Aux élections locales et municipales, les résidents permanents ont le droit de vote, à condition de posséder la Lakcímkártya (la carte de résident) pour les ressortissants de l’UE, assortie, pour les autres, d’un visa ou d’un contrat de travail. Cette réserve électorale n’est pas négligeable: dans certains districts du centre de Budapest résident près de 15% d’étrangers.
À quatre jours du scrutin, un collectif de citoyens hongrois et non hongrois avait organisé une soirée de débats pour sensibiliser les résidents à l’importance de leur voix. Vincent Liegey, un Français installé depuis 17 ans à Budapest, insiste: «tout se joue dans le réinvestissement de l’échelle locale. Beaucoup de résidents étrangers ignorent qu’ils ont le droit de vote aux élections de dimanche. La plupart ne sait même pas qu’il y a des élections...»

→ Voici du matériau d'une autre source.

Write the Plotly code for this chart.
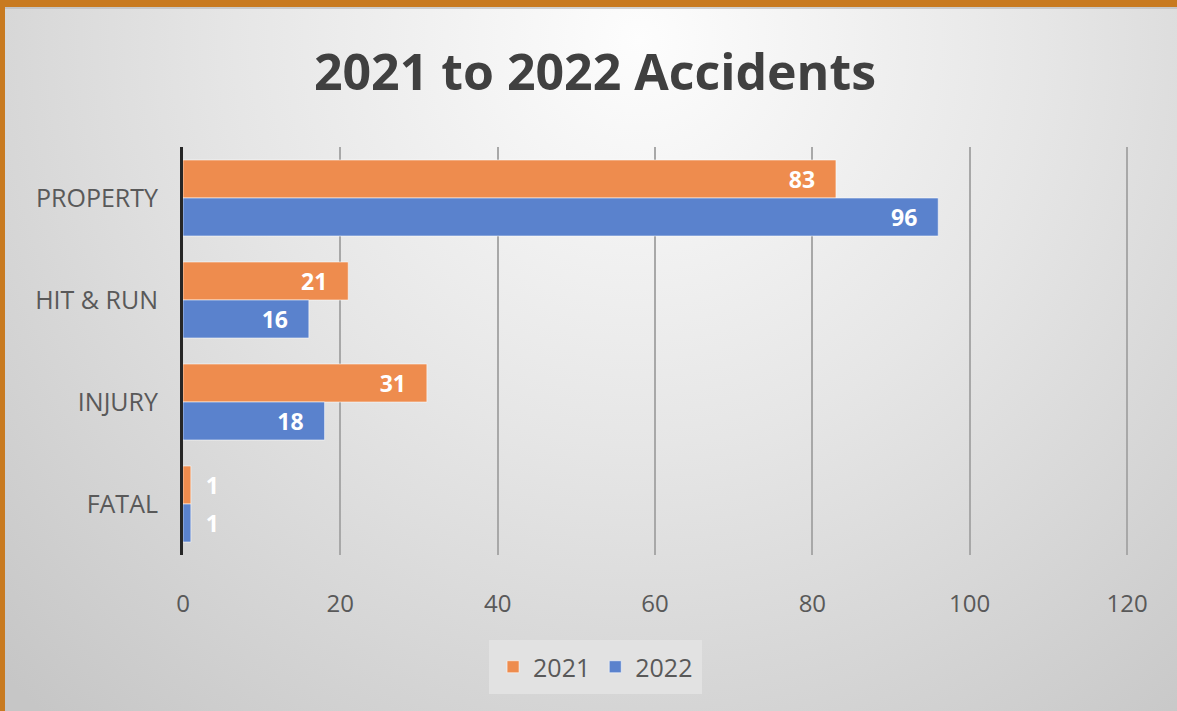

Au Szimpla, un ruin bar du quartier d’Erzsébetváros, 3 candidats locaux de la coalition de gauche étaient présents et ont participé à plusieurs tables rondes. Vie nocturne, durabilité, écologie, agriculture, logement, droits des minorités ... le but était de libérer la parole et de faire connaître le programme de l’opposition.
La soirée "Vote for Budapest" au Szimpla, mercredi 9 octobre. ©Bernard Lebrun.
Si le nouveau maire Karácsony entend «ramener Budapest en Europe» (à supposer qu’elle ne s’y trouve déjà), il ne faut pas négliger que le mouvement de globalisation et l’exercice local de la démocratie sont des forces antagonistes. Ne pas rester bloqué dans le passé, participer à la mondialisation, tout en conservant l’identité propre de Budapest et de la Hongrie? Ce n’est pas un défi insurmontable, mais la tension est particulièrement présente dans un pays tenaillé par l’angoisse de disparaître et très fortement attaché à son identité et à ses particularités.
Nous observerons donc de près la Hongrie ces 5 prochaines années. Ce funambule de l’Union Européenne sera l’illustration de l’un des enjeux majeurs de la démocratie dans la mondialisation.
Reste, pour la gauche libérale, à ramener non seulement Budapest, mais la Hongrie et les Hongrois vers l’Europe.